▸ EXERCISE BRIEF: Repeat every line exactly, keeping the pictures out of the copy.

##########

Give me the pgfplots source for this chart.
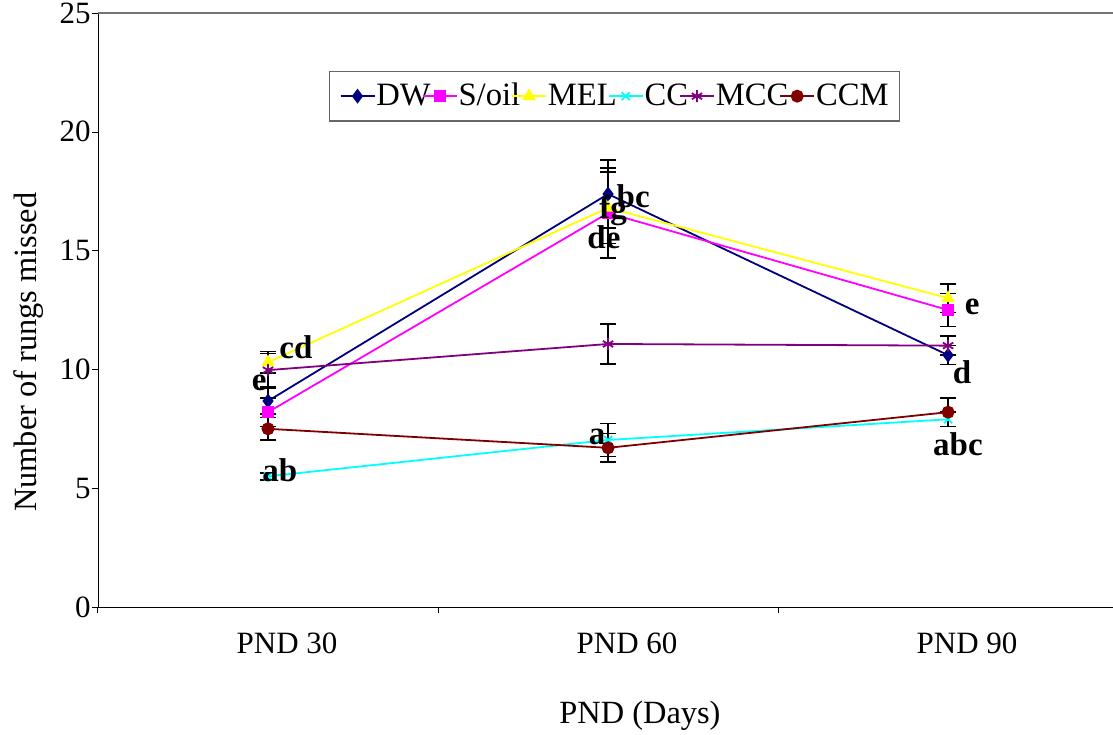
\documentclass[border=0pt]{standalone}
\usepackage{pgfplots}
\pgfplotsset{compat=1.18}
\usepackage{pgfplotstable}
\usepackage{fontspec}
\setmainfont{Liberation Serif}

\definecolor{cDW}{RGB}{0,0,128}
\definecolor{cSO}{RGB}{255,0,255}
\definecolor{cMEL}{RGB}{255,255,0}
\definecolor{cCC}{RGB}{0,255,255}
\definecolor{cMCC}{RGB}{128,0,128}
\definecolor{cCCM}{RGB}{128,0,0}

% mean number of rungs missed and error, per treatment group
\pgfplotstableread{
x y e
0 8.67 0.55
1 17.38 1.43
2 10.6 0.40
}\dw
\pgfplotstableread{
x y e
0 8.2 0.60
1 16.58 1.90
2 12.5 0.70
}\soil
\pgfplotstableread{
x y e
0 10.3 0.45
1 16.8 1.50
2 13.0 0.60
}\mel
\pgfplotstableread{
x y e
0 5.5 0.15
1 7.03 0.70
2 7.9 0.30
}\cc
\pgfplotstableread{
x y e
0 9.97 0.70
1 11.07 0.85
2 11.0 0.40
}\mcc
\pgfplotstableread{
x y e
0 7.5 0.47
1 6.7 0.60
2 8.2 0.60
}\ccm

\begin{document}
\begin{tikzpicture}
\path[use as bounding box] (-49pt,-63.5pt) rectangle (507.5pt,303.5pt);
\begin{axis}[
  at={(0pt,0pt)}, anchor=south west,
  scale only axis, width=507.5pt, height=297pt,
  xmin=-0.5, xmax=2.485, ymin=0, ymax=25,
  axis lines=left, axis line style={black, -},
  clip=false,
  font=\fontsize{15.5}{18}\selectfont,
  ytick={0,5,...,25},
  xtick={0,1,2}, xticklabels={PND 30,PND 60,PND 90},
  minor xtick={-0.5,0.5,1.5},
  x tick style={draw=none},
  minor x tick style={draw=black, line width=0.5pt},
  y tick style={black},
  tick align=outside,
  major tick length=3pt, minor tick length=3pt,
  /pgf/number format/assume math mode=true,
  yticklabel style={inner sep=0.5pt},
  xticklabel style={yshift=-6.5pt, xshift=9.5pt},
  xlabel={PND (Days)}, ylabel={Number of rungs missed},
  every axis x label/.style={at={(axis description cs:0.534,-0.1835)}, anchor=center, font=\fontsize{16.2}{18}\selectfont},
  every axis y label/.style={at={(axis description cs:-0.0685,0.429)}, rotate=90, anchor=center, font=\fontsize{16.2}{18}\selectfont},
  every axis plot/.append style={line width=0.9pt},
  error bars/y dir=both, error bars/y explicit,
  error bars/error bar style={black, line width=0.8pt},
  error bars/error mark options={black, rotate=90, mark size=4pt, line width=0.8pt},
  legend columns=-1,
  legend style={at={(rel axis cs:0.509,0.860)}, anchor=center,
    draw=black!60, line width=0.8pt,
    font=\fontsize{16.3}{18}\selectfont,
    inner xsep=5pt, inner ysep=4pt,
    nodes={inner xsep=0.5pt, inner ysep=2pt},
    /tikz/every even column/.append style={column sep=-5pt}},
  legend image code/.code={
    \draw[mark repeat=2, mark phase=2, #1] plot coordinates {(0pt,0pt) (8.5pt,0pt) (17pt,0pt)};
  },
]
\addplot[cDW, mark=diamond*, mark size=3pt, mark options={solid, fill=cDW}]
  table[x=x, y=y, y error=e] {\dw};
\addplot[cSO, mark=square*, mark size=2.6pt, mark options={solid, fill=cSO}]
  table[x=x, y=y, y error=e] {\soil};
\addplot[cMEL, mark=triangle*, mark size=3pt, mark options={solid, fill=cMEL}]
  table[x=x, y=y, y error=e] {\mel};
\addplot[cCC, mark=x, mark size=2.8pt, mark options={solid, line width=0.9pt}]
  table[x=x, y=y, y error=e] {\cc};
\addplot[cMCC, mark=asterisk, mark size=3pt, mark options={solid, line width=0.9pt}]
  table[x=x, y=y, y error=e] {\mcc};
\addplot[cCCM, mark=*, mark size=2.8pt, mark options={solid, fill=cCCM}]
  table[x=x, y=y, y error=e] {\ccm};
\legend{DW,S/oil,MEL,CC,MCC,CCM}

% upper frame edge
\draw[black!55, line width=0.8pt] (rel axis cs:0,1) -- (rel axis cs:1,1);

% anchors for the group letters
\coordinate (L1) at (axis cs:0.082,10.94);
\coordinate (L2) at (axis cs:-0.026,9.43);
\coordinate (L3) at (axis cs:0.035,5.77);
\coordinate (L4) at (axis cs:1.074,17.3);
\coordinate (L5) at (axis cs:1.015,16.67);
\coordinate (L6) at (axis cs:0.988,15.57);
\coordinate (L7) at (axis cs:0.968,7.15);
\coordinate (L8) at (axis cs:2.071,12.63);
\coordinate (L9) at (axis cs:2.041,9.89);
\coordinate (L10) at (axis cs:2.029,6.86);
\end{axis}
% group letters, set above the curves
\begin{scope}[font=\bfseries\fontsize{16.5}{18}\selectfont, inner sep=0pt]
\node at (L1) {cd};
\node at (L2) {e};
\node at (L3) {ab};
\node at (L4) {bc};
\node at (L5) {fg};
\node at (L6) {de};
\node at (L7) {a};
\node at (L8) {e};
\node at (L9) {d};
\node at (L10) {abc};
\end{scope}
\end{tikzpicture}
\end{document}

##########

▸ RESPONSE TO THE TASK:
Give me the pgfplots source for this chart.
\documentclass[border=0pt]{standalone}
\usepackage{pgfplots}
\pgfplotsset{compat=1.18}
\usepackage{pgfplotstable}
\usepackage{fontspec}
\setmainfont{Liberation Serif}

\definecolor{cDW}{RGB}{0,0,128}
\definecolor{cSO}{RGB}{255,0,255}
\definecolor{cMEL}{RGB}{255,255,0}
\definecolor{cCC}{RGB}{0,255,255}
\definecolor{cMCC}{RGB}{128,0,128}
\definecolor{cCCM}{RGB}{128,0,0}

% mean number of rungs missed and error, per treatment group
\pgfplotstableread{
x y e
0 8.67 0.55
1 17.38 1.43
2 10.6 0.40
}\dw
\pgfplotstableread{
x y e
0 8.2 0.60
1 16.58 1.90
2 12.5 0.70
}\soil
\pgfplotstableread{
x y e
0 10.3 0.45
1 16.8 1.50
2 13.0 0.60
}\mel
\pgfplotstableread{
x y e
0 5.5 0.15
1 7.03 0.70
2 7.9 0.30
}\cc
\pgfplotstableread{
x y e
0 9.97 0.70
1 11.07 0.85
2 11.0 0.40
}\mcc
\pgfplotstableread{
x y e
0 7.5 0.47
1 6.7 0.60
2 8.2 0.60
}\ccm

\begin{document}
\begin{tikzpicture}
\path[use as bounding box] (-49pt,-63.5pt) rectangle (507.5pt,303.5pt);
\begin{axis}[
  at={(0pt,0pt)}, anchor=south west,
  scale only axis, width=507.5pt, height=297pt,
  xmin=-0.5, xmax=2.485, ymin=0, ymax=25,
  axis lines=left, axis line style={black, -},
  clip=false,
  font=\fontsize{15.5}{18}\selectfont,
  ytick={0,5,...,25},
  xtick={0,1,2}, xticklabels={PND 30,PND 60,PND 90},
  minor xtick={-0.5,0.5,1.5},
  x tick style={draw=none},
  minor x tick style={draw=black, line width=0.5pt},
  y tick style={black},
  tick align=outside,
  major tick length=3pt, minor tick length=3pt,
  /pgf/number format/assume math mode=true,
  yticklabel style={inner sep=0.5pt},
  xticklabel style={yshift=-6.5pt, xshift=9.5pt},
  xlabel={PND (Days)}, ylabel={Number of rungs missed},
  every axis x label/.style={at={(axis description cs:0.534,-0.1835)}, anchor=center, font=\fontsize{16.2}{18}\selectfont},
  every axis y label/.style={at={(axis description cs:-0.0685,0.429)}, rotate=90, anchor=center, font=\fontsize{16.2}{18}\selectfont},
  every axis plot/.append style={line width=0.9pt},
  error bars/y dir=both, error bars/y explicit,
  error bars/error bar style={black, line width=0.8pt},
  error bars/error mark options={black, rotate=90, mark size=4pt, line width=0.8pt},
  legend columns=-1,
  legend style={at={(rel axis cs:0.509,0.860)}, anchor=center,
    draw=black!60, line width=0.8pt,
    font=\fontsize{16.3}{18}\selectfont,
    inner xsep=5pt, inner ysep=4pt,
    nodes={inner xsep=0.5pt, inner ysep=2pt},
    /tikz/every even column/.append style={column sep=-5pt}},
  legend image code/.code={
    \draw[mark repeat=2, mark phase=2, #1] plot coordinates {(0pt,0pt) (8.5pt,0pt) (17pt,0pt)};
  },
]
\addplot[cDW, mark=diamond*, mark size=3pt, mark options={solid, fill=cDW}]
  table[x=x, y=y, y error=e] {\dw};
\addplot[cSO, mark=square*, mark size=2.6pt, mark options={solid, fill=cSO}]
  table[x=x, y=y, y error=e] {\soil};
\addplot[cMEL, mark=triangle*, mark size=3pt, mark options={solid, fill=cMEL}]
  table[x=x, y=y, y error=e] {\mel};
\addplot[cCC, mark=x, mark size=2.8pt, mark options={solid, line width=0.9pt}]
  table[x=x, y=y, y error=e] {\cc};
\addplot[cMCC, mark=asterisk, mark size=3pt, mark options={solid, line width=0.9pt}]
  table[x=x, y=y, y error=e] {\mcc};
\addplot[cCCM, mark=*, mark size=2.8pt, mark options={solid, fill=cCCM}]
  table[x=x, y=y, y error=e] {\ccm};
\legend{DW,S/oil,MEL,CC,MCC,CCM}

% upper frame edge
\draw[black!55, line width=0.8pt] (rel axis cs:0,1) -- (rel axis cs:1,1);

% anchors for the group letters
\coordinate (L1) at (axis cs:0.082,10.94);
\coordinate (L2) at (axis cs:-0.026,9.43);
\coordinate (L3) at (axis cs:0.035,5.77);
\coordinate (L4) at (axis cs:1.074,17.3);
\coordinate (L5) at (axis cs:1.015,16.67);
\coordinate (L6) at (axis cs:0.988,15.57);
\coordinate (L7) at (axis cs:0.968,7.15);
\coordinate (L8) at (axis cs:2.071,12.63);
\coordinate (L9) at (axis cs:2.041,9.89);
\coordinate (L10) at (axis cs:2.029,6.86);
\end{axis}
% group letters, set above the curves
\begin{scope}[font=\bfseries\fontsize{16.5}{18}\selectfont, inner sep=0pt]
\node at (L1) {cd};
\node at (L2) {e};
\node at (L3) {ab};
\node at (L4) {bc};
\node at (L5) {fg};
\node at (L6) {de};
\node at (L7) {a};
\node at (L8) {e};
\node at (L9) {d};
\node at (L10) {abc};
\end{scope}
\end{tikzpicture}
\end{document}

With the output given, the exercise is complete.